# THE REQUEST
Repeat exactly the lines of the entries below from the one with "What seaborn and" through the one with "0.66, 1.40, 0.84, 0.36, 0.58, 0.79, -0.40, 0.30, -0.72]", both ends included, and nothing else.

# RECORDED INFORMATION
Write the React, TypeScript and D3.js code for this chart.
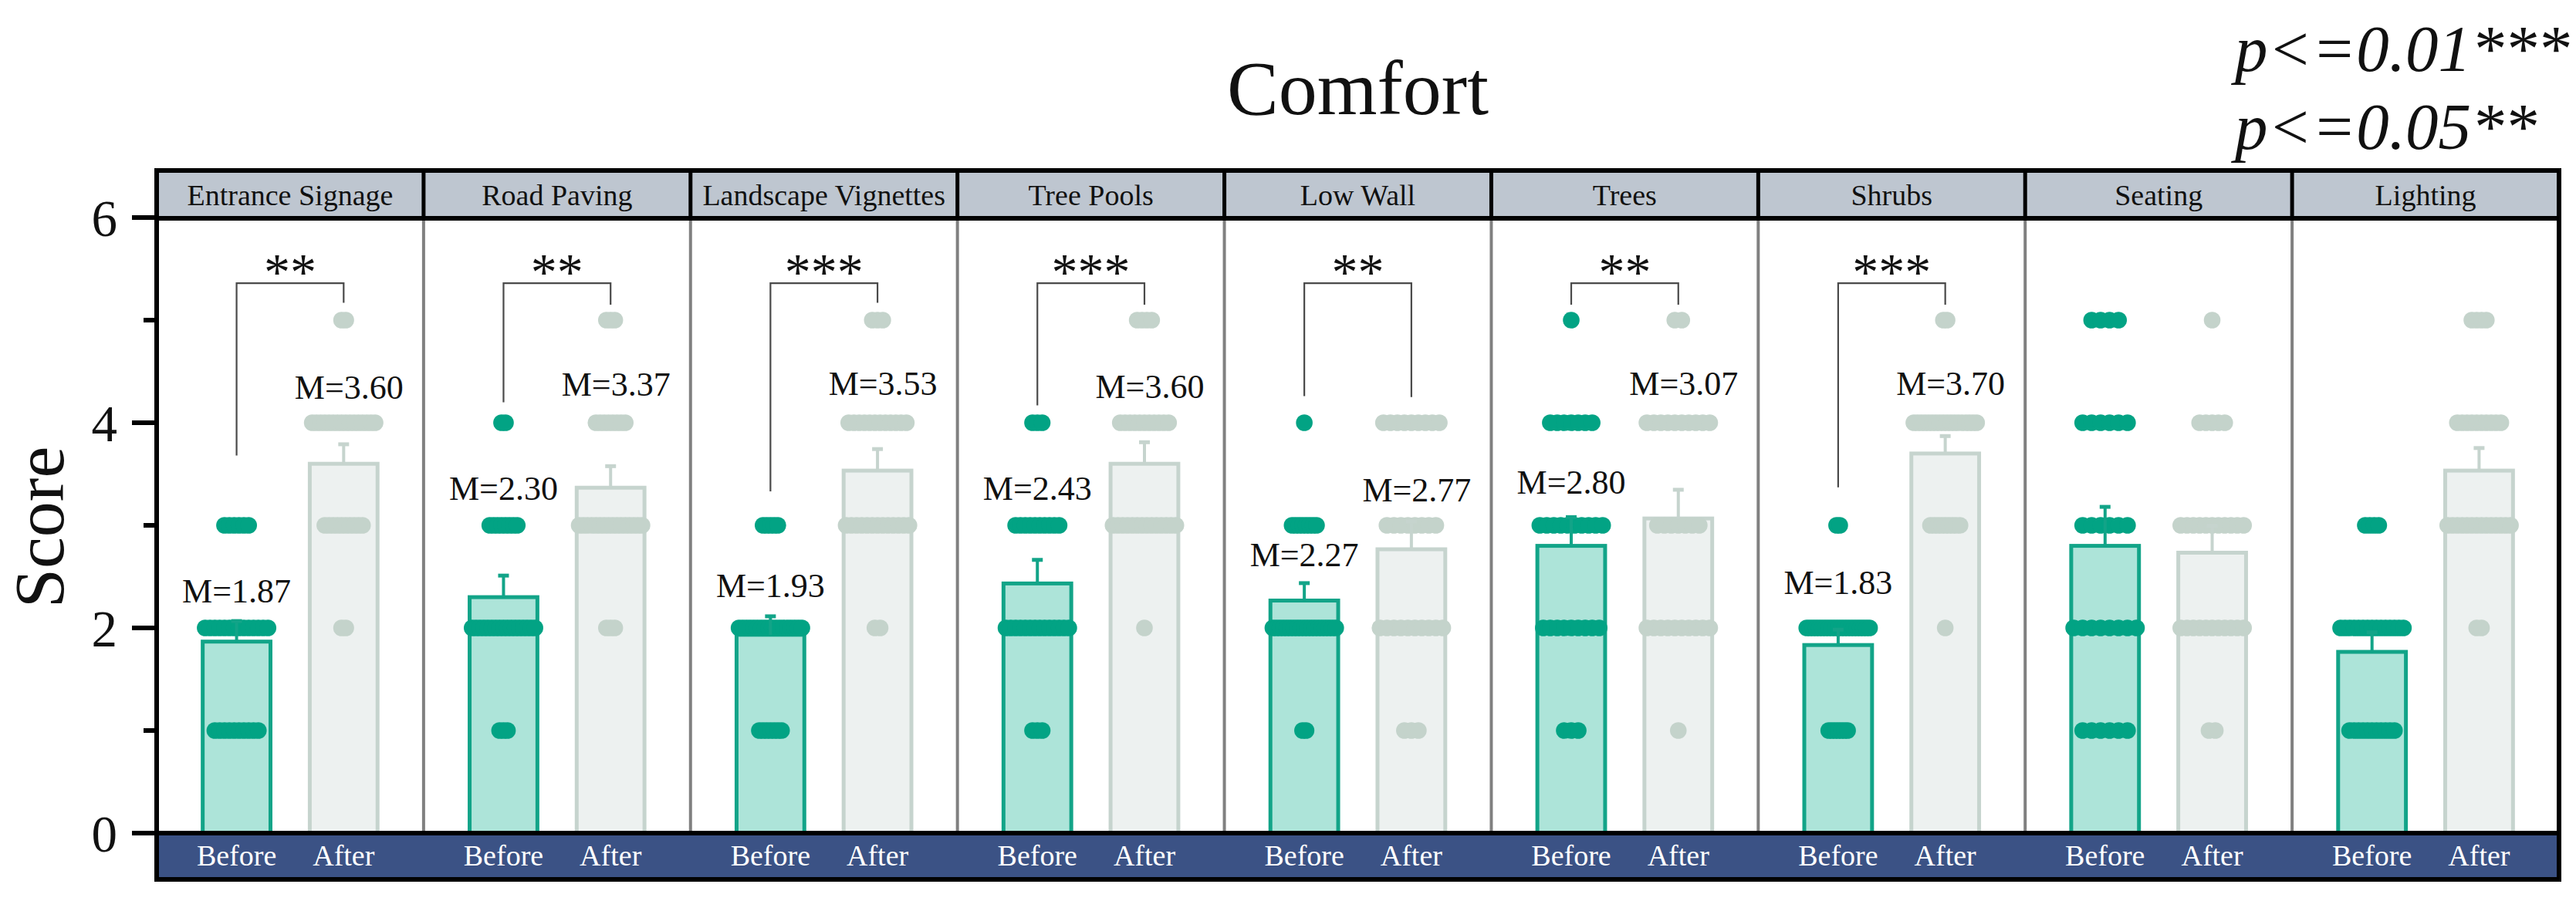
...
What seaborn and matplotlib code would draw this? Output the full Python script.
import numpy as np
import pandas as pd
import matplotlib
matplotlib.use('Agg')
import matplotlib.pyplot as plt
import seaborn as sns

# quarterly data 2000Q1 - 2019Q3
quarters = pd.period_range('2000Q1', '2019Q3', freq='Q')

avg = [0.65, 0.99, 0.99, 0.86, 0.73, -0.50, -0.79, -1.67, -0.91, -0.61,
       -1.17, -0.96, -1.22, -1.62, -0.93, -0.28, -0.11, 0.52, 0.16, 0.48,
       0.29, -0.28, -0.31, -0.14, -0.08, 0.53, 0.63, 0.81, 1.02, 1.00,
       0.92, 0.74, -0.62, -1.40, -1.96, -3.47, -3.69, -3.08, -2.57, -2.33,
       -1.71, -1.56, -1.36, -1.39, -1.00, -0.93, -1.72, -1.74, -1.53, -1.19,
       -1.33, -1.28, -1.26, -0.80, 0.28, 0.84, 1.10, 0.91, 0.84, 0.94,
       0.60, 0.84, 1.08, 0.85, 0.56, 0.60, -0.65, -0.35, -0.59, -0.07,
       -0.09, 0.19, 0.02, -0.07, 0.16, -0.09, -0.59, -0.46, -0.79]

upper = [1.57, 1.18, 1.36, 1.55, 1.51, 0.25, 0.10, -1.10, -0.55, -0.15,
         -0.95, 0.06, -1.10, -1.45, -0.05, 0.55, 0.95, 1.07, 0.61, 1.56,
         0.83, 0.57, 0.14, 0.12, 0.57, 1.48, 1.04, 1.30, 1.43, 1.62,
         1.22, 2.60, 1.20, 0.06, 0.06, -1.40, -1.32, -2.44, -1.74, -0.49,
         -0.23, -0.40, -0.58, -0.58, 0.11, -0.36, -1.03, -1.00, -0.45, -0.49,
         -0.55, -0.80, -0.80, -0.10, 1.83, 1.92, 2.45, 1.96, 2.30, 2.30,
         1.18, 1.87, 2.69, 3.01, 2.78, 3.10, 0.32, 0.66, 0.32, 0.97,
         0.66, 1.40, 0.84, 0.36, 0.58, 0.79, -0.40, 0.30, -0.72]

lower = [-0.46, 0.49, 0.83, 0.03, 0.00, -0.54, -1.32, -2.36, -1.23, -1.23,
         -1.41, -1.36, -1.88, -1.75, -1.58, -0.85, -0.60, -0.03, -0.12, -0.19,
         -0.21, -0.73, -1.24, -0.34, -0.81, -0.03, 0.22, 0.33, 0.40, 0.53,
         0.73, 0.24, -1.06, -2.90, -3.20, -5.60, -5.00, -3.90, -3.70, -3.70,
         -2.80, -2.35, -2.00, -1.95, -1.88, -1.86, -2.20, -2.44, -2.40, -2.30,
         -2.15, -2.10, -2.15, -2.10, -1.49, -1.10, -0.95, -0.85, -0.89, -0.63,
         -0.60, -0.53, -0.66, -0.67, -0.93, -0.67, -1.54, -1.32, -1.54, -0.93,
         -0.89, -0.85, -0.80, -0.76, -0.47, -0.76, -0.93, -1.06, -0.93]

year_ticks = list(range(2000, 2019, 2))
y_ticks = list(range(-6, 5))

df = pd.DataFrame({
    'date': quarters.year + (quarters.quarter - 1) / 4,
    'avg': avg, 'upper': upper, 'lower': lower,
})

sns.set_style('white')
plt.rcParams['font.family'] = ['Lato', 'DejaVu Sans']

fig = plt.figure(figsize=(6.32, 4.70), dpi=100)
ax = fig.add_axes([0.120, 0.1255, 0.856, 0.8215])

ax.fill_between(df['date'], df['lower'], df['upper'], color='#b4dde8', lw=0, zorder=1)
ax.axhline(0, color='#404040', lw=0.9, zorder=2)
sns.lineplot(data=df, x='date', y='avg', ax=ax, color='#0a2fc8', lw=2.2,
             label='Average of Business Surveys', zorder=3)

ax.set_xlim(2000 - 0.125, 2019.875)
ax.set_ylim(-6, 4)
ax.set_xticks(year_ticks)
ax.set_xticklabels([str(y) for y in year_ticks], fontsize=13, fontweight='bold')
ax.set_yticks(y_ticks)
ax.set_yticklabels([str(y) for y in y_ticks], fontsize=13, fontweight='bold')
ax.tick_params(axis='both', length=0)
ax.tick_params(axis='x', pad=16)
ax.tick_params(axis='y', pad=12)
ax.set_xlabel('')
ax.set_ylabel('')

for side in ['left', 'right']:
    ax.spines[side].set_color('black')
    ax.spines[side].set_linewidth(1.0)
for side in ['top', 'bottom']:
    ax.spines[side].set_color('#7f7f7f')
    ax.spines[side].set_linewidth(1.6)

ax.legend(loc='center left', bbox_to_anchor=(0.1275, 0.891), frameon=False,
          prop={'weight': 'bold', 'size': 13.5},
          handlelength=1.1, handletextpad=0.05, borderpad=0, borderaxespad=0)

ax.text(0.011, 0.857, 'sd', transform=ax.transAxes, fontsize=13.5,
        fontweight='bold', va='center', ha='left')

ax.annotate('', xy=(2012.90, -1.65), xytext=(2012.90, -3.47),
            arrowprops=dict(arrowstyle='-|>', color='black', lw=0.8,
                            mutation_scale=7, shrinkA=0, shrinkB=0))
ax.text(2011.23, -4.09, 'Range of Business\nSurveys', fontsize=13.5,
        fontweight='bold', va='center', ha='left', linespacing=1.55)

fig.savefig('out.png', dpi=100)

# EXERCISE RESPONSE
What seaborn and matplotlib code would draw this? Output the full Python script.
import numpy as np
import pandas as pd
import matplotlib
matplotlib.use('Agg')
import matplotlib.pyplot as plt
import seaborn as sns

# quarterly data 2000Q1 - 2019Q3
quarters = pd.period_range('2000Q1', '2019Q3', freq='Q')

avg = [0.65, 0.99, 0.99, 0.86, 0.73, -0.50, -0.79, -1.67, -0.91, -0.61,
       -1.17, -0.96, -1.22, -1.62, -0.93, -0.28, -0.11, 0.52, 0.16, 0.48,
       0.29, -0.28, -0.31, -0.14, -0.08, 0.53, 0.63, 0.81, 1.02, 1.00,
       0.92, 0.74, -0.62, -1.40, -1.96, -3.47, -3.69, -3.08, -2.57, -2.33,
       -1.71, -1.56, -1.36, -1.39, -1.00, -0.93, -1.72, -1.74, -1.53, -1.19,
       -1.33, -1.28, -1.26, -0.80, 0.28, 0.84, 1.10, 0.91, 0.84, 0.94,
       0.60, 0.84, 1.08, 0.85, 0.56, 0.60, -0.65, -0.35, -0.59, -0.07,
       -0.09, 0.19, 0.02, -0.07, 0.16, -0.09, -0.59, -0.46, -0.79]

upper = [1.57, 1.18, 1.36, 1.55, 1.51, 0.25, 0.10, -1.10, -0.55, -0.15,
         -0.95, 0.06, -1.10, -1.45, -0.05, 0.55, 0.95, 1.07, 0.61, 1.56,
         0.83, 0.57, 0.14, 0.12, 0.57, 1.48, 1.04, 1.30, 1.43, 1.62,
         1.22, 2.60, 1.20, 0.06, 0.06, -1.40, -1.32, -2.44, -1.74, -0.49,
         -0.23, -0.40, -0.58, -0.58, 0.11, -0.36, -1.03, -1.00, -0.45, -0.49,
         -0.55, -0.80, -0.80, -0.10, 1.83, 1.92, 2.45, 1.96, 2.30, 2.30,
         1.18, 1.87, 2.69, 3.01, 2.78, 3.10, 0.32, 0.66, 0.32, 0.97,
         0.66, 1.40, 0.84, 0.36, 0.58, 0.79, -0.40, 0.30, -0.72]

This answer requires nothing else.